Given exercise:
Isolate every line in the records below with "that" in it.

Data excerpts:
+ + + + +

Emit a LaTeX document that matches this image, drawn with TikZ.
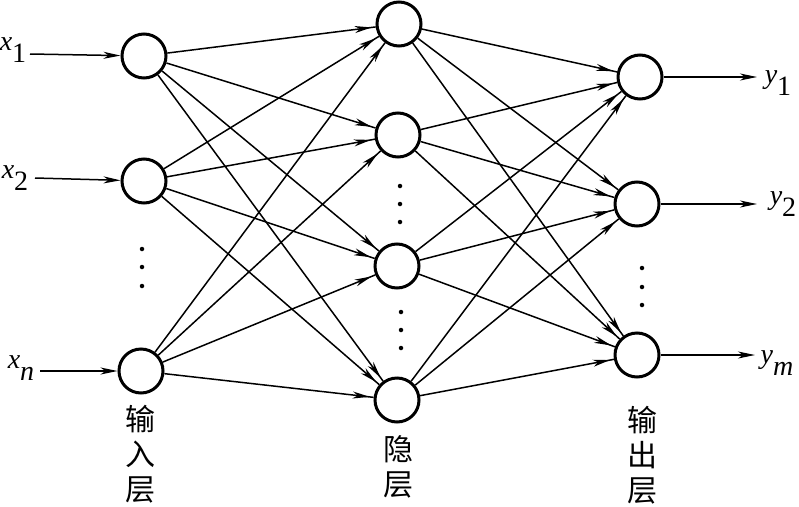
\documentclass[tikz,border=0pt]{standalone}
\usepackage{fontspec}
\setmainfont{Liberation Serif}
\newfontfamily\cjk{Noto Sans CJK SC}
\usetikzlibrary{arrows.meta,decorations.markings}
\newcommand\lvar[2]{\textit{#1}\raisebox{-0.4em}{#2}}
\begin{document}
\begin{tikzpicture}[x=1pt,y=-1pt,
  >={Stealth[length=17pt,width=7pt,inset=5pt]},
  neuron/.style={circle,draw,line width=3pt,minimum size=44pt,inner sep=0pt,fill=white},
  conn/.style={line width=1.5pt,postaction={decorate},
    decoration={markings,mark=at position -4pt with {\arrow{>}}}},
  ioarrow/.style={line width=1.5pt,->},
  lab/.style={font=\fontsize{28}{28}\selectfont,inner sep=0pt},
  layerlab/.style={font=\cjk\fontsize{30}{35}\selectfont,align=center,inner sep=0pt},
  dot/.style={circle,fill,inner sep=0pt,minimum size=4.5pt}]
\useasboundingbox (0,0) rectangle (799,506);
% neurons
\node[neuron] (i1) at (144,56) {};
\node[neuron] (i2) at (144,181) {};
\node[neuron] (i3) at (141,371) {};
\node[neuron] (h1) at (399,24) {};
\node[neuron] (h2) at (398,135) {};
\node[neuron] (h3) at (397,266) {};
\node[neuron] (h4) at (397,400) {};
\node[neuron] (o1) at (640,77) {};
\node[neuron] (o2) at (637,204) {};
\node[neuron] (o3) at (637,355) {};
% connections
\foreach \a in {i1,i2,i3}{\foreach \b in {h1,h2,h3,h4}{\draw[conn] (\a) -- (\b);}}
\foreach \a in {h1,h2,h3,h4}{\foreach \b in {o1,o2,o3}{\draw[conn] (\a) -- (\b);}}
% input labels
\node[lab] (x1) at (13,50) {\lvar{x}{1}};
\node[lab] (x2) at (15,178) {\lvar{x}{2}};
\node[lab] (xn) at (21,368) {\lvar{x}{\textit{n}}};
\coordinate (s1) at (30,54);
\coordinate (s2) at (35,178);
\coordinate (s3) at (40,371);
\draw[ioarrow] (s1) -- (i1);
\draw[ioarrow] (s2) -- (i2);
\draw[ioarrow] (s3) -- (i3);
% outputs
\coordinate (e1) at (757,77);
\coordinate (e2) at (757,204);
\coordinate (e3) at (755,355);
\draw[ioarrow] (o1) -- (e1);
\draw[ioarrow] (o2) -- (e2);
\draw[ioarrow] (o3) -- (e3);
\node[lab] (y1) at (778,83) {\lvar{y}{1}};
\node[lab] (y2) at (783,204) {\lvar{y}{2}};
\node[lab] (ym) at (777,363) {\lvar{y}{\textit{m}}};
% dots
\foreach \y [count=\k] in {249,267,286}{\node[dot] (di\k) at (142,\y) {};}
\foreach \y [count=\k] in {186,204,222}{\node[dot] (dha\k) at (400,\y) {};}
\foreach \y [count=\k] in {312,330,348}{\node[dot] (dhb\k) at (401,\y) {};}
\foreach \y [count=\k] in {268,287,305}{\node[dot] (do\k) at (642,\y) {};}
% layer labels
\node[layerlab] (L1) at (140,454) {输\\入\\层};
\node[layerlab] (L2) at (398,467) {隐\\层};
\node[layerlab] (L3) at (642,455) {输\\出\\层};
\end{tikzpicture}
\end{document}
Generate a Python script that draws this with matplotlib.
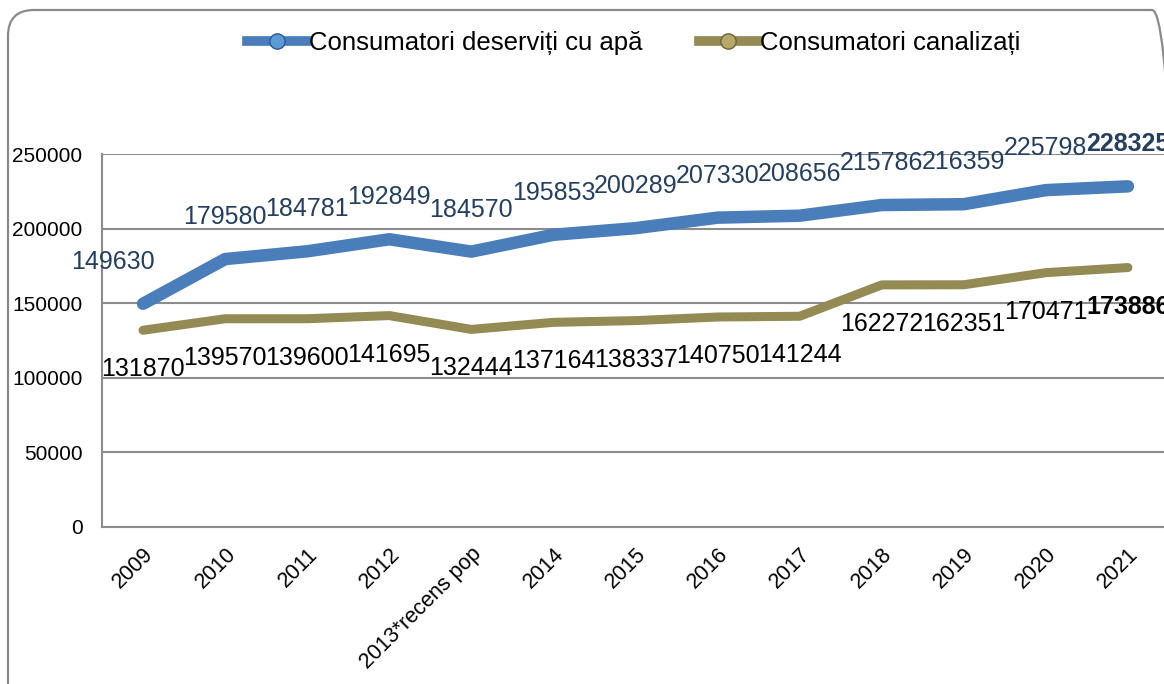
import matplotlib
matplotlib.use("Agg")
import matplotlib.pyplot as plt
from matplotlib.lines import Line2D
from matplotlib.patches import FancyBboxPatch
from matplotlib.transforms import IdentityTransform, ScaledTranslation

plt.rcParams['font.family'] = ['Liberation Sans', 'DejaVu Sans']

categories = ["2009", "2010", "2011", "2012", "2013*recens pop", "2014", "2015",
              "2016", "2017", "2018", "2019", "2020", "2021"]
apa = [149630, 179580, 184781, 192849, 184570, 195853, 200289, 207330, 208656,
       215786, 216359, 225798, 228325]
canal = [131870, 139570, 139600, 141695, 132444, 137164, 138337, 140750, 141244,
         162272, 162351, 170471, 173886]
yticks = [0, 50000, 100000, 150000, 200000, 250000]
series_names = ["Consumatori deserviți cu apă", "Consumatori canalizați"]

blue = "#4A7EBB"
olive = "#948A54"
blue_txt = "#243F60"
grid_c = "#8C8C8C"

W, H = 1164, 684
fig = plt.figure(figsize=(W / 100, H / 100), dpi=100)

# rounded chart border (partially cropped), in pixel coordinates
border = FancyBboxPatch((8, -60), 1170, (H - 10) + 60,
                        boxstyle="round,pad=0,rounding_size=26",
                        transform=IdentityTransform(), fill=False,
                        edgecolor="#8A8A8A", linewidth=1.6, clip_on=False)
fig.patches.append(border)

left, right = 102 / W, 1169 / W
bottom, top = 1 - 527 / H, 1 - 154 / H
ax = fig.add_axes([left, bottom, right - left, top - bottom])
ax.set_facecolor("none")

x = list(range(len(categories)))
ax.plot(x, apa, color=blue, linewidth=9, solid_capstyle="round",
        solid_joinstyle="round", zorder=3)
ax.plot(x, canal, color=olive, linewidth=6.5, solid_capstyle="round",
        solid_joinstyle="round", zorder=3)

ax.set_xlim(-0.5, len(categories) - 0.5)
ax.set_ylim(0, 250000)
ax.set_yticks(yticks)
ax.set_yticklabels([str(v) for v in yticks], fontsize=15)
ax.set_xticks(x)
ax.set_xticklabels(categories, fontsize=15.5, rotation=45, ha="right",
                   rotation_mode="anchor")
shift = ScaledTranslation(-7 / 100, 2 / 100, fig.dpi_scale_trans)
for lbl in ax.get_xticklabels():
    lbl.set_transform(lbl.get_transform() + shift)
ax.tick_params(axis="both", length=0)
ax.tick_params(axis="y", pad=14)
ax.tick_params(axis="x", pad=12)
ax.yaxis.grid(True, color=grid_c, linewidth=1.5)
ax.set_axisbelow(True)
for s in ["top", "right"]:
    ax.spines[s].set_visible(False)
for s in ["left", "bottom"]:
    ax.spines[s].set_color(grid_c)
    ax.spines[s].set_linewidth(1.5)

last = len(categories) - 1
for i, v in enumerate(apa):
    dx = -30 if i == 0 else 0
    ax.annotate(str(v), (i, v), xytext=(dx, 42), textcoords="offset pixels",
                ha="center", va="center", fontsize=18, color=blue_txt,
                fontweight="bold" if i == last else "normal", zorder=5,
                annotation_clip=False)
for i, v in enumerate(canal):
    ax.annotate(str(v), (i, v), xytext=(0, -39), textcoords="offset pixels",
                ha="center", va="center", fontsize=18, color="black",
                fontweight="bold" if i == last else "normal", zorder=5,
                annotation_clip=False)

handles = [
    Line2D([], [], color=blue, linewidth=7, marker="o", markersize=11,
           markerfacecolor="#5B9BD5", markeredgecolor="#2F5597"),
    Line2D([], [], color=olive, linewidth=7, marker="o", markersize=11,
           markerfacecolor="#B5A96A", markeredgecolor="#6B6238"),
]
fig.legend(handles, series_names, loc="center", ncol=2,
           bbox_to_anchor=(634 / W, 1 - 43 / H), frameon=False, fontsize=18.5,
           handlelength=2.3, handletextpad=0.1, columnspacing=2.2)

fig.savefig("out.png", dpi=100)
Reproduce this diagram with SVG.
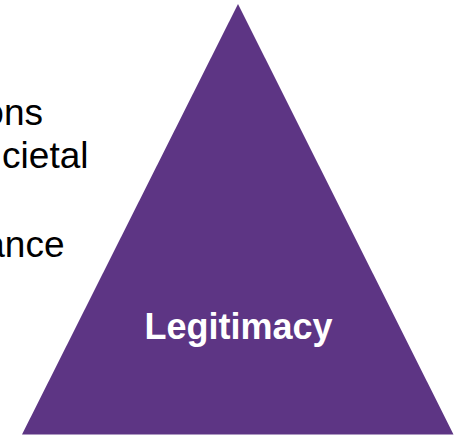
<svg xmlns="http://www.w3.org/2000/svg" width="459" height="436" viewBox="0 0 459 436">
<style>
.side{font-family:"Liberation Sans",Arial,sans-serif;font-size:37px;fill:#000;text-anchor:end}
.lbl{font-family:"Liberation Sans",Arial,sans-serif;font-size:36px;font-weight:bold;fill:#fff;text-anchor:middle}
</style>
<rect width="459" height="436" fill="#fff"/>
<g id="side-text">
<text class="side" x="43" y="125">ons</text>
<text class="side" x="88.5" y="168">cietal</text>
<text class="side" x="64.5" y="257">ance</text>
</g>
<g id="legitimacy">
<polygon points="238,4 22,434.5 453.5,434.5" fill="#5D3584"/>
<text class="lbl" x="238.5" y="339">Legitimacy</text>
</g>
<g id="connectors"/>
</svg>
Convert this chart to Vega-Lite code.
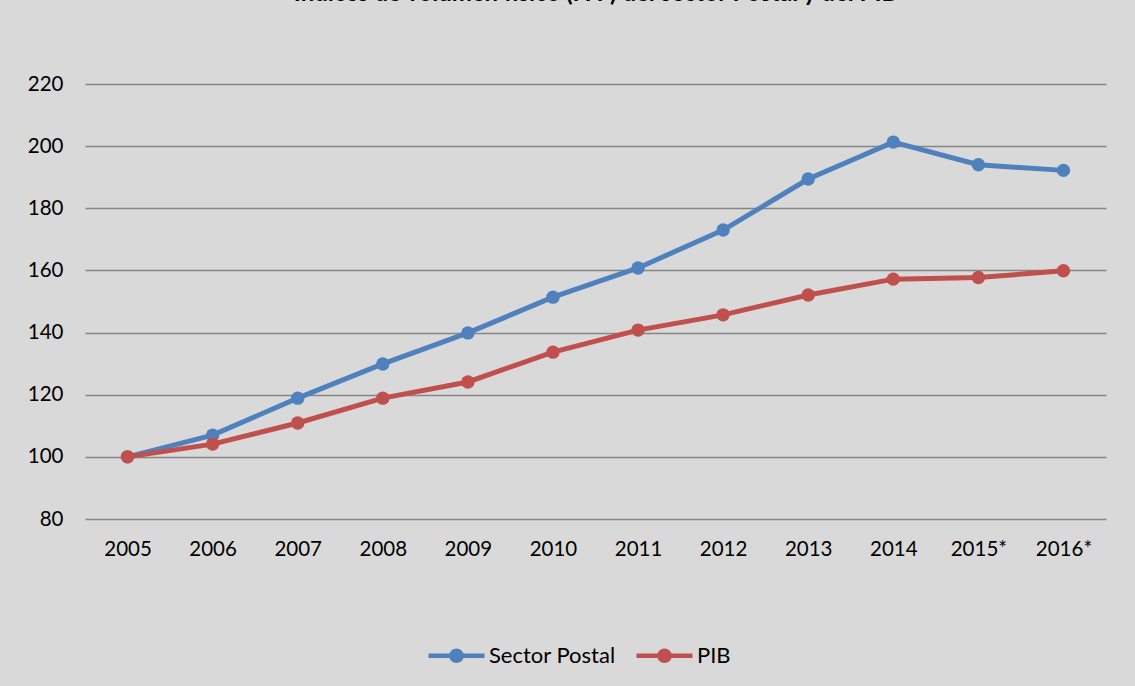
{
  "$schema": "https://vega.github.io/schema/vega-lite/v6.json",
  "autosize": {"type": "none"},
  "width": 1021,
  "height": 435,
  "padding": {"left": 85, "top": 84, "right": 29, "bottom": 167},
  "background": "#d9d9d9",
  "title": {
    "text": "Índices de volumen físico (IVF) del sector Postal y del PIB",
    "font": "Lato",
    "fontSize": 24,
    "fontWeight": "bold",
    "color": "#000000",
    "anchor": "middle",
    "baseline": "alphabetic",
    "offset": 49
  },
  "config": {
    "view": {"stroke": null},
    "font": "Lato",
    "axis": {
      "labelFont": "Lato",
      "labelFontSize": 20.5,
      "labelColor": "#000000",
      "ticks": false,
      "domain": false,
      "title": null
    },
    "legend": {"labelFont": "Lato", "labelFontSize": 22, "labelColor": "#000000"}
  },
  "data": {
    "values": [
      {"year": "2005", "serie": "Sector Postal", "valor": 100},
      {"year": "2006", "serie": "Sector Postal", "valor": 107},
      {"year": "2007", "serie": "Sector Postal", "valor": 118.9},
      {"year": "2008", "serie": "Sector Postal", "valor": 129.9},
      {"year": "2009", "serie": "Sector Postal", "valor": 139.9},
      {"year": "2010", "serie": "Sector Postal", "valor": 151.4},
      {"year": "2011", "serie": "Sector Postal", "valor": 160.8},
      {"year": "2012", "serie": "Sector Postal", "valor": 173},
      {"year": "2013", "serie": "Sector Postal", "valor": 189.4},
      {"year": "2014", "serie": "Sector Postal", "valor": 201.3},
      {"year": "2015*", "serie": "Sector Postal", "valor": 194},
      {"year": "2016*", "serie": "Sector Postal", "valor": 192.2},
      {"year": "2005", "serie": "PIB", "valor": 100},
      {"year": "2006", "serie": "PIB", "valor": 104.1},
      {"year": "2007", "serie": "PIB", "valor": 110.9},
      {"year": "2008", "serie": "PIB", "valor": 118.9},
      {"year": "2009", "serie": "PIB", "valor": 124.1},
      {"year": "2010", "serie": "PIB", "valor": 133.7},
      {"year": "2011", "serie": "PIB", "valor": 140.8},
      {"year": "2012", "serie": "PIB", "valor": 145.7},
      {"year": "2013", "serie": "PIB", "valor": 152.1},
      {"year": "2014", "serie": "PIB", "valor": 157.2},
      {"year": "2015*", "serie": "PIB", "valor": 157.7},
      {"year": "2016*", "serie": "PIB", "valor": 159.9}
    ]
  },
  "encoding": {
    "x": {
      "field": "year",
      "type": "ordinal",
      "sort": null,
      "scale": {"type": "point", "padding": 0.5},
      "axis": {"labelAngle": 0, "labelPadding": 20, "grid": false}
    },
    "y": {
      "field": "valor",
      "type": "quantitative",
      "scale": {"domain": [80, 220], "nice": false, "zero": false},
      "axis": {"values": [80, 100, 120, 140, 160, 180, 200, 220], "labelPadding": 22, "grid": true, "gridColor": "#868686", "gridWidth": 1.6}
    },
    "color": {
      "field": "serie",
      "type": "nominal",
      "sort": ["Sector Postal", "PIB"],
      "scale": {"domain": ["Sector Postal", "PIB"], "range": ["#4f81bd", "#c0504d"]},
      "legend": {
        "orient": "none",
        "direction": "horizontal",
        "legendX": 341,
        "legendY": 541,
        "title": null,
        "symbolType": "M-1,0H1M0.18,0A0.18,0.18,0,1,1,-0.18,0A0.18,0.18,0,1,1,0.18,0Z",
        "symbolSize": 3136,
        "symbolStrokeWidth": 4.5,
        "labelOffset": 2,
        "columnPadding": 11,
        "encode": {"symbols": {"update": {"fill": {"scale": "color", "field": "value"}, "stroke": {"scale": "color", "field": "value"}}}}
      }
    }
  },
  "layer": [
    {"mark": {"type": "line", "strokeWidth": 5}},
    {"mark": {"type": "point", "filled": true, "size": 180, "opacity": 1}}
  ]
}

+ + + + +

Worked solution:
Emit a LaTeX document that matches this image, drawn with TikZ.
Generate a Python script that draws this with matplotlib.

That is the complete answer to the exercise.